Adonías y Salomón
Amnón ha muerto; Absalón ha muerto; de Kileab no se habla, ha muerto joven tal vez. Reconstituyen y reorganizan el reino (2 Samuel 20: 23); Joab quedó sobre todo el ejército de Israel, otros cargos hallan sus titulares, pero aquellos que otrora eran los principales oficiales, “los hijos de David” (cap. 8:18), ya no están más. Un detalle, tal vez, pero ¡cuán trágico es!
Sin embargo, un cuarto hijo quedaba todavía: Adonías. Este también va a ser motivo de disgusto para su padre. David había demostrado debilidad para con él también: “Su padre nunca le había entristecido en todos sus días con decirle: ¿por qué haces así?”. Lleno de sí mismo pero sin poseer la energía de Absalón, Adonías se hace proclamar rey, arrastrando consigo a Joab, Abiatar y otros. ¿Qué hacer? ¿Serán nuevos combates? ¿Nuevos duelos?
Natán, el profeta, señala a David el camino que ha de seguir. El que Jehová eligió no es Absalón ni Adonías; es Salomón, el más joven, aquel que en su nacimiento fue llamado por él: Jedidías, el muy amado de Jehová. Basta colocar al elegido de Jehová en su lugar y todo vuelve en orden (1 Reyes 1:40-49).
Haríamos la misma experiencia, nosotros, si en las dificultades que pueden surgir entre los hermanos, sabríamos dar al Señor el lugar que le corresponde, “para que en todo tenga la preeminencia”.
Luego David congrega en Jerusalén a todos los jefes de Israel y confirma nuevamente a Salomón como su sucesor, de todos sus hijos, el único que Dios había escogido. “Y todos los príncipes y poderosos, y todos los hijos del rey David, prestaron homenaje al rey Salomón” (1 Crónicas 29:24).
Salomón va a inaugurar el reino de gloria del cual el Salmo 72, uno de los últimos de David, nos brinda el cuadro.
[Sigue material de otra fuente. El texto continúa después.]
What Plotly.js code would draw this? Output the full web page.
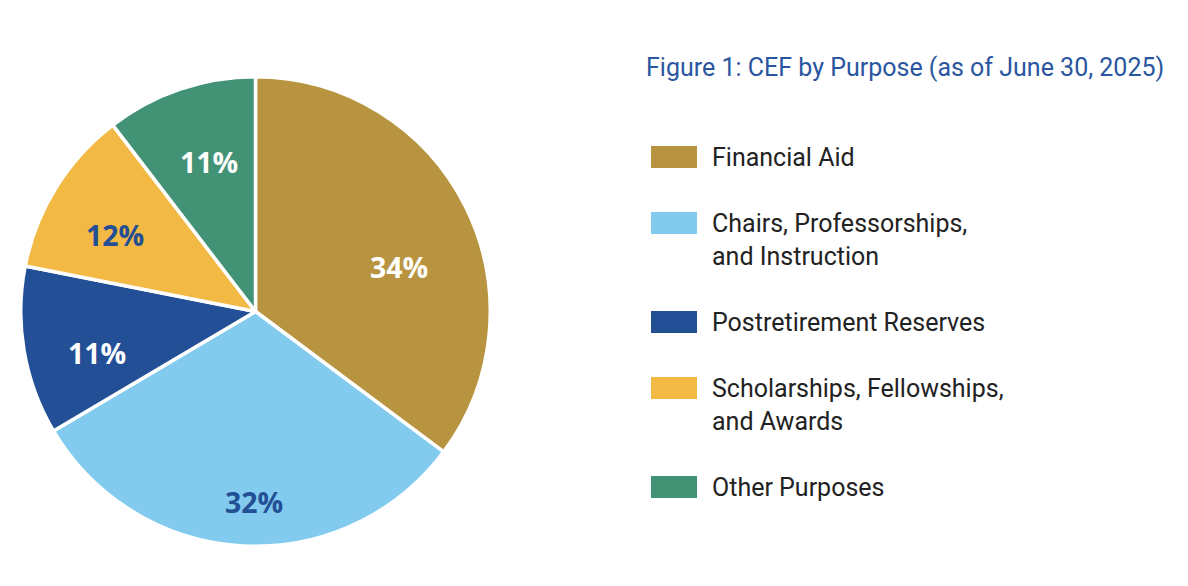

Pero más allá de su hijo, es en uno mayor que Salomón que David puede contemplar: “Será su nombre para siempre, se perpetuará su nombre mientras dure el sol. Benditas serán en él todas las naciones”. Es a Cristo y su reino glorioso que David anuncia.
Y ahora la voz que, a través de los años, supo expresar los ejercicios profundos de su alma, su confianza, su arrepentimiento y su dolor; la voz que clamó, suplicó, que se elevó hacia Dios en la angustia y en la alegría, la voz del suave en cánticos de Israel, va a callar; “se acaban las oraciones de David, hijo de Isaí” (Salmo 72:20).